**YOUR INSTRUCTIONS:** Begin with the first line and repeat exactly through the line containing "align=center] (b3t) at"; leave every image out.

**ROWS:**
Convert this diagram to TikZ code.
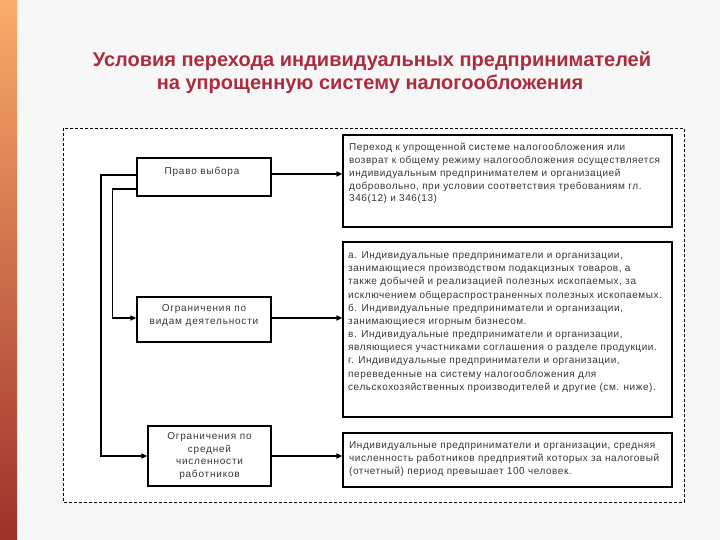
\documentclass[tikz,border=0pt]{standalone}
\usepackage{fontspec}
\setmainfont{Liberation Sans}
\newfontfamily\boxfont[LetterSpace=5.5]{Liberation Sans}
\newfontfamily\lboxfont[LetterSpace=8]{Liberation Sans}
\usetikzlibrary{arrows.meta}
\definecolor{ttl}{RGB}{172,44,62}
\definecolor{bgc}{RGB}{247,247,247}
\definecolor{txc}{RGB}{55,55,55}
\definecolor{barA}{RGB}{250,172,105}
\definecolor{barB}{RGB}{255,124,12}
\definecolor{barC}{RGB}{158,48,44}
\tikzset{
  box/.style={draw=black, line width=1.2pt, fill=white, inner sep=0pt},
  txt/.style={text=txc, inner sep=0pt, font=\boxfont\fontsize{10}{12.8}\selectfont},
  ltxt/.style={text=txc, inner sep=0pt, font=\lboxfont\fontsize{10}{12.7}\selectfont},
  arr/.style={draw=black, line width=1.8pt, -{Triangle[length=6pt,width=5pt]}},
  larr/.style={draw=black, line width=1.2pt, -{Triangle[length=6pt,width=5pt]}},
  ttlstyle/.style={text=ttl, inner sep=0pt, font=\fontsize{20}{23}\selectfont\bfseries},
}
\begin{document}
\begin{tikzpicture}[x=1pt,y=-1pt]
\useasboundingbox (0,0) rectangle (720,540);
\fill[bgc] (0,0) rectangle (720,540);
\shade[top color=barA, middle color=barB, bottom color=barC] (0,0) rectangle (17,540);

% title
\node[ttlstyle, anchor=base] (t1) at (372,67) {Условия перехода индивидуальных предпринимателей};
\node[ttlstyle, anchor=base] (t2) at (370,90) {на упрощенную систему налогообложения};

% dashed frame
\draw[black, line width=0.8pt, dash pattern=on 3pt off 2pt, fill=white] (63,128) rectangle (684,502);

% left boxes
\node[box, minimum width=134pt, minimum height=38pt] (b1) at (204,177) {};
\node[ltxt, align=center] (b1t) at (202,172) {Право выбора};
\node[box, minimum width=134pt, minimum height=45pt] (b2) at (204,319.5) {};
\node[ltxt, align=center] (b2t) at (204,315.5) {Ограничения по\\видам деятельности};
\node[box, minimum width=123pt, minimum height=60pt] (b3) at (209.5,456) {};
\node[ltxt, align=center] (b3t) at (209.5,456) {Ограничения по\\средней\\численности\\работников};

% right boxes
\node[box, minimum width=329pt, minimum height=92pt] (r1) at (507.5,181) {};
\node[txt, align=left, anchor=north west] (r1t) at (349,143) {Переход к упрощенной системе налогообложения или\\возврат к общему режиму налогообложения осуществляется\\индивидуальным предпринимателем и организацией\\добровольно, при условии соответствия требованиям гл.\\346(12) и 346(13)};
\node[box, minimum width=329pt, minimum height=175pt] (r2) at (507.5,329.5) {};
\node[txt, align=left, anchor=north west, font=\boxfont\fontsize{10}{13.17}\selectfont] (r2t) at (348,251.5) {а. Индивидуальные предприниматели и организации,\\занимающиеся производством подакцизных товаров, а\\также добычей и реализацией полезных ископаемых, за\\исключением общераспространенных полезных ископаемых.\\б. Индивидуальные предприниматели и организации,\\занимающиеся игорным бизнесом.\\в. Индивидуальные предприниматели и организации,\\являющиеся участниками соглашения о разделе продукции.\\г. Индивидуальные предприниматели и организации,\\переведенные на систему налогообложения для\\сельскохозяйственных производителей и другие (см. ниже).};
\node[box, minimum width=329pt, minimum height=54pt] (r3) at (507.5,460) {};
\node[txt, align=left, anchor=north west] (r3t) at (349,441.5) {Индивидуальные предприниматели и организации, средняя\\численность работников предприятий которых за налоговый\\(отчетный) период превышает 100 человек.};

% connectors
\draw[arr] (b1.east |- 0,174) -- (r1.west |- 0,174);
\draw[arr] (b2.east |- 0,318) -- (r2.west |- 0,318);
\draw[arr] (b3.east |- 0,456) -- (r3.west |- 0,456);
\coordinate (o1) at (101,175);
\coordinate (o2) at (101,456);
\coordinate (i1) at (112.5,189);
\coordinate (i2) at (112.5,318);
\draw[larr] (b1.west |- o1) -- (o1) -- (o2) -- (b3.west |- o2);
\draw[larr] (b1.west |- i1) -- (i1) -- (i2) -- (b2.west |- i2);
\end{tikzpicture}
\end{document}
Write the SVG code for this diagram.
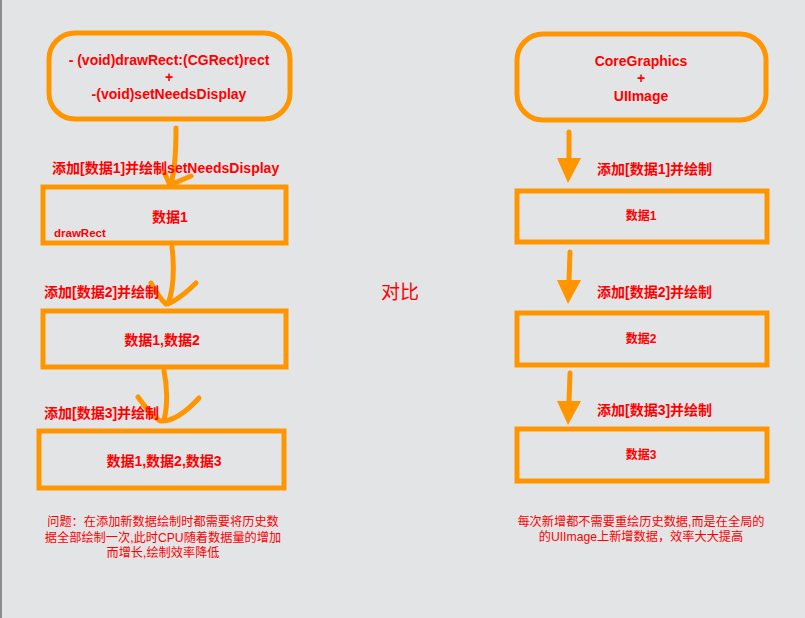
<svg xmlns="http://www.w3.org/2000/svg" width="805" height="618" viewBox="0 0 805 618">
<style>
.box{fill:none;stroke:#ff9600;stroke-width:5}
.ln{fill:none;stroke:#ff9600;stroke-width:5;stroke-linecap:round;stroke-linejoin:round}
.hd{fill:#ff9600}
.t{font-family:"Liberation Sans","Noto Sans CJK SC",sans-serif;fill:#ff0000;font-weight:bold}
.c{text-anchor:middle}
.s{font-weight:normal}
</style>
<rect x="0" y="0" width="805" height="618" fill="#e3e4e6"/>
<rect x="0" y="0" width="2" height="618" fill="#8a8c90"/>

<g id="left-start">
<rect class="box" x="49" y="33" width="241" height="86" rx="26"/>
<text class="t c" x="169" y="65" font-size="14">- (void)drawRect:(CGRect)rect</text>
<text class="t c" x="169" y="82" font-size="14">+</text>
<text class="t c" x="169" y="99" font-size="14">-(void)setNeedsDisplay</text>
</g>
<g id="left-box1">
<rect class="box" x="43" y="187" width="243" height="56"/>
<text class="t c" x="170" y="222" font-size="14">数据1</text>
<text class="t" x="54" y="237" font-size="11.5">drawRect</text>
</g>
<g id="left-box2">
<rect class="box" x="43" y="311" width="243" height="56"/>
<text class="t c" x="162" y="345" font-size="14">数据1,数据2</text>
</g>
<g id="left-box3">
<rect class="box" x="39" y="431" width="245" height="57"/>
<text class="t c" x="164" y="466" font-size="14">数据1,数据2,数据3</text>
</g>

<g id="right-start">
<rect class="box" x="517" y="34" width="249" height="86" rx="26"/>
<text class="t c" x="641" y="66" font-size="14">CoreGraphics</text>
<text class="t c" x="641" y="83" font-size="14">+</text>
<text class="t c" x="641" y="101" font-size="14">UIImage</text>
</g>
<g id="right-box1">
<rect class="box" x="517" y="191" width="250" height="51"/>
<text class="t c" x="641" y="220" font-size="12">数据1</text>
</g>
<g id="right-box2">
<rect class="box" x="517" y="313" width="250" height="52"/>
<text class="t c" x="641" y="343" font-size="12">数据2</text>
</g>
<g id="right-box3">
<rect class="box" x="517" y="429" width="250" height="52"/>
<text class="t c" x="641" y="459" font-size="12">数据3</text>
</g>

<g id="connectors">
<path class="ln" d="M176 128 C176 150 175 170 171 184"/>
<path class="ln" d="M164 172 L170 185 L191 176"/>
<path class="ln" d="M172 247 C174 265 175 285 168 304"/>
<path class="ln" d="M151 283 C156 292 161 300 166 304 M196 283 C187 292 178 299 170 303"/>
<path class="ln" d="M164 371 C167 385 168 405 164 420"/>
<path class="ln" d="M138 397 C145 407 152 416 160 421 C174 422 188 410 199 398"/>

<path class="ln" d="M569 132 L569 158"/>
<path class="hd" d="M557 158 L581 158 L568 183 Z"/>
<path class="ln" d="M570 252 L569 281"/>
<path class="hd" d="M557 280 L581 280 L568 304 Z"/>
<path class="ln" d="M570 373 L569 402"/>
<path class="hd" d="M557 401 L581 401 L568 425 Z"/>
</g>

<g id="labels">
<text class="t" x="52" y="173" font-size="14">添加[数据1]并绘制setNeedsDisplay</text>
<text class="t" x="44" y="297" font-size="14">添加[数据2]并绘制</text>
<text class="t" x="44" y="418" font-size="14">添加[数据3]并绘制</text>
<text class="t" x="597" y="174" font-size="14">添加[数据1]并绘制</text>
<text class="t" x="597" y="297" font-size="14">添加[数据2]并绘制</text>
<text class="t" x="597" y="415" font-size="14">添加[数据3]并绘制</text>
<text class="t c s" x="400" y="299" font-size="19">对比</text>
<text class="t c s" x="163" y="526" font-size="12.2">问题：在添加新数据绘制时都需要将历史数</text>
<text class="t c s" x="163" y="542" font-size="12.2">据全部绘制一次,此时CPU随着数据量的增加</text>
<text class="t c s" x="163" y="557" font-size="12.2">而增长,绘制效率降低</text>
<text class="t c s" x="641" y="526" font-size="12.2">每次新增都不需要重绘历史数据,而是在全局的</text>
<text class="t c s" x="641" y="541" font-size="12.2">的UIImage上新增数据，效率大大提高</text>
</g>
</svg>
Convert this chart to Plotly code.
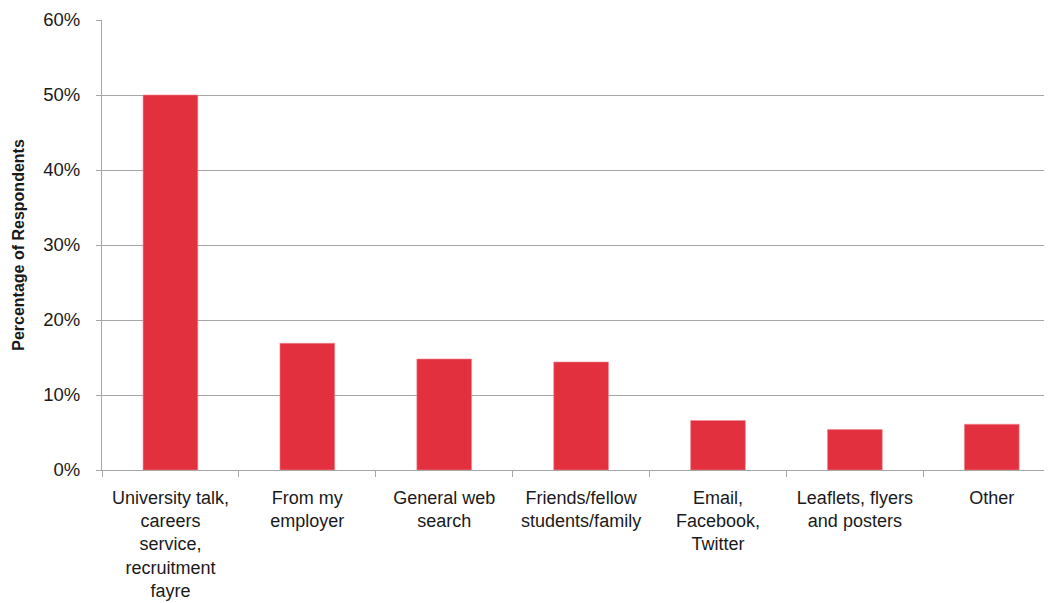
import plotly.graph_objects as go

# 數據
categories = [
    "University talk,<br>careers<br>service,<br>recruitment<br>fayre",
    "From my<br>employer",
    "General web<br>search",
    "Friends/fellow<br>students/family",
    "Email,<br>Facebook,<br>Twitter",
    "Leaflets, flyers<br>and posters",
    "Other",
]
percentages = [50.0, 16.9, 14.8, 14.4, 6.6, 5.4, 6.1]

BAR_COLOR = "#E3303F"
GRID_COLOR = "#A6A6A6"
FONT = "Liberation Sans, Arial, sans-serif"

fig = go.Figure()

fig.add_trace(
    go.Bar(x=categories, y=percentages,
           marker=dict(color=BAR_COLOR, line=dict(color="#F08A92", width=0.6)),
           width=0.4, showlegend=False)
)

# 頁面 body 有 8px 外距，故邊距整體左移/上移 8px
fig.update_layout(
    width=1052, height=603,
    margin=dict(l=94, r=8, t=12, b=141),
    plot_bgcolor="white", paper_bgcolor="white",
    font=dict(family=FONT, size=18, color="#1a1a1a"),
)

fig.update_xaxes(
    range=[-0.5, 6.44],
    automargin=False,
    showline=True, linecolor=GRID_COLOR, linewidth=1,
    ticks="outside", tickson="boundaries", ticklen=6, tickcolor=GRID_COLOR,
    ticklabelstandoff=11,
    tickfont=dict(size=18),
    showgrid=False,
)

fig.update_yaxes(
    range=[0, 60], dtick=10, ticksuffix="%",
    automargin=False,
    showgrid=True, gridcolor=GRID_COLOR, gridwidth=1,
    showline=True, linecolor=GRID_COLOR, linewidth=1,
    ticks="outside", ticklen=5, tickcolor=GRID_COLOR,
    ticklabelstandoff=12,
    tickfont=dict(size=18.5),
    zeroline=False,
    title=dict(text="<b>Percentage of Respondents</b>", font=dict(size=16), standoff=14),
)

fig.write_html("out.html")
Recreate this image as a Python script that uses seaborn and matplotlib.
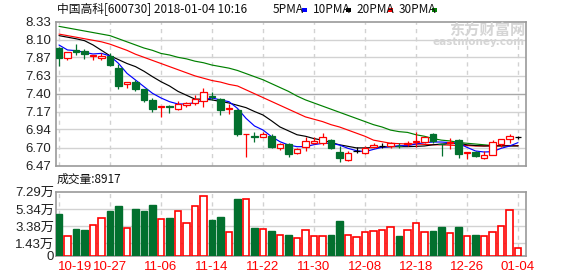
import numpy as np
import pandas as pd
import matplotlib
matplotlib.use("Agg")
import matplotlib.pyplot as plt
import seaborn as sns

# ---------------- data ----------------
dates = ["10-19", "10-27", "11-06", "11-14", "11-22", "11-30", "12-08", "12-18", "12-26", "01-04"]
date_pos = [0, 6, 12, 18, 24, 30, 36, 42, 48, 54]

opens = [7.99, 7.857, 7.965, 7.952, 7.891, 7.866, 7.891, 7.728, 7.525, 7.551,
         7.461, 7.319, 7.224, 7.237, 7.198, 7.25, 7.28, 7.306, 7.37, 7.332,
         7.198, 7.19, 6.875, 6.85, 6.836, 6.854, 6.694, 6.75, 6.634, 6.712,
         6.759, 6.763, 6.802, 6.643, 6.539, 6.66, 6.634, 6.712, 6.724, 6.72,
         6.73, 6.752, 6.772, 6.78, 6.879, 6.755, 6.765, 6.802, 6.640, 6.651,
         6.574, 6.608, 6.755, 6.81, 6.836]
closes = [7.866, 7.934, 7.943, 7.909, 7.904, 7.891, 7.775, 7.504, 7.551, 7.465,
          7.319, 7.207, 7.237, 7.232, 7.271, 7.28, 7.332, 7.422, 7.353, 7.194,
          7.22, 6.88, 6.88, 6.84, 6.875, 6.712, 6.75, 6.621, 6.69, 6.785,
          6.793, 6.836, 6.703, 6.565, 6.638, 6.66, 6.699, 6.733, 6.724, 6.765,
          6.72, 6.757, 6.789, 6.836, 6.793, 6.746, 6.772, 6.617, 6.643, 6.60,
          6.608, 6.772, 6.81, 6.858, 6.836]
highs = [8.00, 7.934, 8.042, 7.973, 7.904, 7.921, 7.921, 7.779, 7.551, 7.577,
         7.461, 7.340, 7.237, 7.254, 7.301, 7.297, 7.383, 7.474, 7.426, 7.349,
         7.263, 7.198, 6.88, 6.901, 6.901, 6.875, 6.768, 6.759, 6.703, 6.836,
         6.845, 6.888, 6.819, 6.729, 6.664, 6.707, 6.724, 6.768, 6.759, 6.775,
         6.759, 6.793, 6.905, 6.836, 6.888, 6.755, 6.823, 6.81, 6.643, 6.655,
         6.664, 6.802, 6.81, 6.875, 6.853]
lows = [7.762, 7.831, 7.904, 7.853, 7.84, 7.84, 7.762, 7.465, 7.478, 7.435,
        7.293, 7.168, 7.103, 7.155, 7.19, 7.224, 7.254, 7.233, 7.314, 7.129,
        7.142, 6.858, 6.578, 6.772, 6.836, 6.703, 6.668, 6.587, 6.621, 6.664,
        6.75, 6.737, 6.69, 6.522, 6.526, 6.63, 6.621, 6.703, 6.694, 6.705,
        6.694, 6.729, 6.716, 6.759, 6.759, 6.60, 6.681, 6.574, 6.552, 6.587,
        6.561, 6.604, 6.716, 6.759, 6.819]

ma5 = [8.029, 7.965, 7.956, 7.934, 7.913, 7.921, 7.887, 7.792, 7.663, 7.577,
       7.491, 7.405, 7.345, 7.297, 7.267, 7.267, 7.284, 7.319, 7.345, 7.319,
       7.297, 7.21, 7.082, 6.983, 6.931, 6.845, 6.78, 6.737, 6.716, 6.716,
       6.742, 6.759, 6.759, 6.737, 6.694, 6.664, 6.651, 6.681, 6.707, 6.716,
       6.729, 6.729, 6.75, 6.768, 6.776, 6.776, 6.768, 6.759, 6.707, 6.66,
       6.647, 6.651, 6.694, 6.724, 6.768]
ma10 = [8.15, 8.13, 8.11, 8.085, 8.03, 7.96, 7.89, 7.84, 7.79, 7.75,
        7.69, 7.62, 7.555, 7.50, 7.43, 7.38, 7.33, 7.33, 7.32, 7.30,
        7.28, 7.25, 7.22, 7.17, 7.125, 7.05, 6.97, 6.92, 6.87, 6.85,
        6.82, 6.80, 6.77, 6.74, 6.72, 6.70, 6.70, 6.705, 6.71, 6.715,
        6.716, 6.716, 6.72, 6.725, 6.74, 6.75, 6.755, 6.76, 6.74, 6.73,
        6.725, 6.725, 6.725, 6.725, 6.725]
ma20 = [8.17, 8.15, 8.13, 8.11, 8.09, 8.07, 8.04, 8.00, 7.96, 7.91,
        7.87, 7.83, 7.79, 7.75, 7.71, 7.67, 7.63, 7.60, 7.57, 7.55,
        7.52, 7.50, 7.45, 7.40, 7.35, 7.30, 7.25, 7.20, 7.15, 7.10,
        7.07, 7.04, 7.00, 6.97, 6.93, 6.89, 6.85, 6.80, 6.78, 6.76,
        6.755, 6.75, 6.75, 6.745, 6.74, 6.74, 6.735, 6.73, 6.73, 6.725,
        6.725, 6.73, 6.73, 6.73, 6.73]
ma30 = [8.27, 8.25, 8.23, 8.21, 8.19, 8.17, 8.15, 8.11, 8.07, 8.03,
        7.99, 7.96, 7.92, 7.90, 7.87, 7.85, 7.82, 7.80, 7.77, 7.75,
        7.73, 7.70, 7.66, 7.62, 7.58, 7.53, 7.48, 7.43, 7.37, 7.32,
        7.28, 7.24, 7.20, 7.16, 7.12, 7.08, 7.04, 7.00, 6.97, 6.93,
        6.91, 6.90, 6.87, 6.85, 6.82, 6.80, 6.79, 6.77, 6.76, 6.75,
        6.74, 6.73, 6.73, 6.73, 6.73]

volume = [4.75, 2.23, 3.06, 2.94, 3.47, 4.26, 5.09, 5.66, 3.13, 5.32,
          5.09, 5.77, 4.15, 4.30, 5.06, 3.70, 5.62, 6.75, 4.08, 4.42,
          2.68, 6.45, 6.42, 3.17, 3.02, 2.83, 2.34, 2.38, 2.04, 2.91,
          2.23, 2.23, 2.38, 3.96, 2.34, 2.11, 2.68, 2.79, 2.91, 3.25,
          2.26, 2.91, 3.70, 2.68, 2.83, 3.28, 2.57, 3.28, 2.23, 2.38,
          2.23, 2.68, 3.36, 5.17, 0.95]
vol_dir = list("GRGGRRGGRGGGRGRRRRGGRGRGRGRGRRRRGGRRRRRRGRRRGGRGRGRRRRR")

price_ticks = [8.33, 8.10, 7.87, 7.63, 7.40, 7.17, 6.94, 6.70, 6.47]
price_labels = ["8.33", "8.10", "7.87", "7.63", "7.40", "7.17", "6.94", "6.70", "6.47"]
vol_ticks = [0, 1.43, 3.38, 5.34, 7.29]
vol_labels = ["0", "1.43万", "3.38万", "5.34万", "7.29万"]

title_text = "中国高科[600730] 2018-01-04 10:16"
vol_title = "成交量:8917"
ma_names = ["5PMA", "10PMA", "20PMA", "30PMA"]

# ---------------- style ----------------
sns.set_theme(style="white")
FAM = ["Liberation Sans", "Noto Sans CJK SC", "DejaVu Sans"]
plt.rcParams["font.family"] = FAM
RED = "#ff0000"
GREEN = "#02702e"
GRID = "#d2d2d2"
FRAME = "#9a9a9a"

W, H = 578, 276
fig = plt.figure(figsize=(W / 100, H / 100), dpi=100)
fig.patch.set_facecolor("white")

def frac(x0, y0, x1, y1):
    return [x0 / W, 1 - y1 / H, (x1 - x0) / W, (y1 - y0) / H]

axp = fig.add_axes(frac(55.5, 21.7, 525.5, 165.7))
axv = fig.add_axes(frac(55.5, 191.7, 525.5, 256.0))

n = len(opens)
idx = np.arange(n)
xlim = (-0.41, 54.88)

# ---- price panel ----
axp.set_xlim(*xlim)
axp.set_ylim(6.47, 8.33)
for t in price_ticks[1:-1]:
    axp.axhline(t, color=("#a8a8a8" if abs(t - 7.40) < 1e-6 else GRID), lw=1, zorder=0)
for p in date_pos:
    axp.axvline(p, color=GRID, lw=1, ls=(0, (3, 3)), zorder=0)

df_ma = pd.DataFrame({"i": idx, "ma5": ma5, "ma10": ma10, "ma20": ma20, "ma30": ma30})
for col, c in [("ma30", "#008000"), ("ma20", RED), ("ma10", "#000000"), ("ma5", "#0000ff")]:
    sns.lineplot(data=df_ma, x="i", y=col, ax=axp, color=c, lw=0.85, zorder=2)

for i in range(n):
    o, c, h, l = opens[i], closes[i], highs[i], lows[i]
    if c > o:
        col, face = RED, "white"
    elif c < o:
        col, face = GREEN, GREEN
    else:
        col, face = "#000000", "#000000"
    axp.vlines(i, l, h, color=col, lw=0.9, zorder=3)
    bot, top = min(o, c), max(o, c)
    hgt = max(top - bot, 0.002)
    axp.bar(i, hgt, bottom=bot, width=0.75, facecolor=face, edgecolor=col, lw=0.9, zorder=4)

axp.set_yticks(price_ticks)
axp.set_yticklabels(price_labels)
axp.set_xticks([])
axp.tick_params(axis="y", length=0, pad=3, labelsize=9.5, labelcolor="#222222")
axp.set_xlabel("")
axp.set_ylabel("")
for s in axp.spines.values():
    s.set_color(FRAME)
    s.set_linewidth(1.2)

# ---- volume panel ----
axv.set_xlim(*xlim)
axv.set_ylim(0, 7.29)
for t in vol_ticks[1:-1]:
    axv.axhline(t, color=GRID, lw=1, zorder=0)
for p in date_pos:
    axv.axvline(p, color=GRID, lw=1, ls=(0, (3, 3)), zorder=0)
for i in range(n):
    if vol_dir[i] == "G":
        axv.bar(i, volume[i], width=0.75, facecolor=GREEN, edgecolor=GREEN, lw=1, zorder=3)
    else:
        axv.bar(i, volume[i], width=0.72, facecolor="white", edgecolor=RED, lw=1.2, zorder=3)
axv.set_yticks(vol_ticks)
axv.set_yticklabels(vol_labels)
axv.set_xticks([])
axv.tick_params(axis="y", length=0, pad=1, labelsize=9.5, labelcolor="#222222")
for s in axv.spines.values():
    s.set_color(FRAME)
    s.set_linewidth(1.2)

# date labels
tr = axv.get_xaxis_transform()
for p, d in zip(date_pos, dates):
    xp = 1.9 if p == 0 else p
    axv.text(xp, -0.17, d, transform=tr, ha="center", va="center", color=RED, fontsize=9.5,
             family=FAM)

# ---- header texts ----
fig.text(57 / W, 1 - 9.5 / H, title_text, ha="left", va="center", fontsize=8.5,
         color="#111111", family=["Noto Sans CJK SC", "DejaVu Sans"])
leg_x = [273, 313, 356, 399]
sq_x = [302, 346, 388, 432]
ma_cols = ["#0000ff", "#000000", RED, "#008000"]
for name, tx, sx, c in zip(ma_names, leg_x, sq_x, ma_cols):
    fig.text(tx / W, 1 - 9.5 / H, name, ha="left", va="center", fontsize=8.5, color="#111111",
             family=["Noto Sans CJK SC", "DejaVu Sans"])
    fig.patches.append(plt.Rectangle((sx / W, 1 - 11.5 / H), 5 / W, 3 / H, transform=fig.transFigure,
                                     facecolor=c, edgecolor="none"))
fig.text(57 / W, 1 - 179.5 / H, vol_title, ha="left", va="center", fontsize=8.5, color="#111111",
         family=["Noto Sans CJK SC", "DejaVu Sans"])

# watermark
fig.text(525 / W, 1 - 30 / H, "东方财富网", ha="right", va="center", fontsize=11, color="#d5d5d5",
         fontweight="bold", family=["Noto Sans CJK SC", "DejaVu Sans"])
fig.text(525 / W, 1 - 42 / H, "eastmoney.com", ha="right", va="center", fontsize=7.5, color="#d5d5d5",
         fontweight="bold", family=["DejaVu Sans"])

fig.savefig("out.png", dpi=100, facecolor="white")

**OUTPUT BELOW:**
Convert this diagram to TikZ code.
\documentclass[tikz,border=0pt]{standalone}
\usepackage{fontspec}
\setmainfont{Liberation Sans}
\newfontfamily\boxfont[LetterSpace=5.5]{Liberation Sans}
\newfontfamily\lboxfont[LetterSpace=8]{Liberation Sans}
\usetikzlibrary{arrows.meta}
\definecolor{ttl}{RGB}{172,44,62}
\definecolor{bgc}{RGB}{247,247,247}
\definecolor{txc}{RGB}{55,55,55}
\definecolor{barA}{RGB}{250,172,105}
\definecolor{barB}{RGB}{255,124,12}
\definecolor{barC}{RGB}{158,48,44}
\tikzset{
  box/.style={draw=black, line width=1.2pt, fill=white, inner sep=0pt},
  txt/.style={text=txc, inner sep=0pt, font=\boxfont\fontsize{10}{12.8}\selectfont},
  ltxt/.style={text=txc, inner sep=0pt, font=\lboxfont\fontsize{10}{12.7}\selectfont},
  arr/.style={draw=black, line width=1.8pt, -{Triangle[length=6pt,width=5pt]}},
  larr/.style={draw=black, line width=1.2pt, -{Triangle[length=6pt,width=5pt]}},
  ttlstyle/.style={text=ttl, inner sep=0pt, font=\fontsize{20}{23}\selectfont\bfseries},
}
\begin{document}
\begin{tikzpicture}[x=1pt,y=-1pt]
\useasboundingbox (0,0) rectangle (720,540);
\fill[bgc] (0,0) rectangle (720,540);
\shade[top color=barA, middle color=barB, bottom color=barC] (0,0) rectangle (17,540);

% title
\node[ttlstyle, anchor=base] (t1) at (372,67) {Условия перехода индивидуальных предпринимателей};
\node[ttlstyle, anchor=base] (t2) at (370,90) {на упрощенную систему налогообложения};

% dashed frame
\draw[black, line width=0.8pt, dash pattern=on 3pt off 2pt, fill=white] (63,128) rectangle (684,502);

% left boxes
\node[box, minimum width=134pt, minimum height=38pt] (b1) at (204,177) {};
\node[ltxt, align=center] (b1t) at (202,172) {Право выбора};
\node[box, minimum width=134pt, minimum height=45pt] (b2) at (204,319.5) {};
\node[ltxt, align=center] (b2t) at (204,315.5) {Ограничения по\\видам деятельности};
\node[box, minimum width=123pt, minimum height=60pt] (b3) at (209.5,456) {};
\node[ltxt, align=center] (b3t) at (209.5,456) {Ограничения по\\средней\\численности\\работников};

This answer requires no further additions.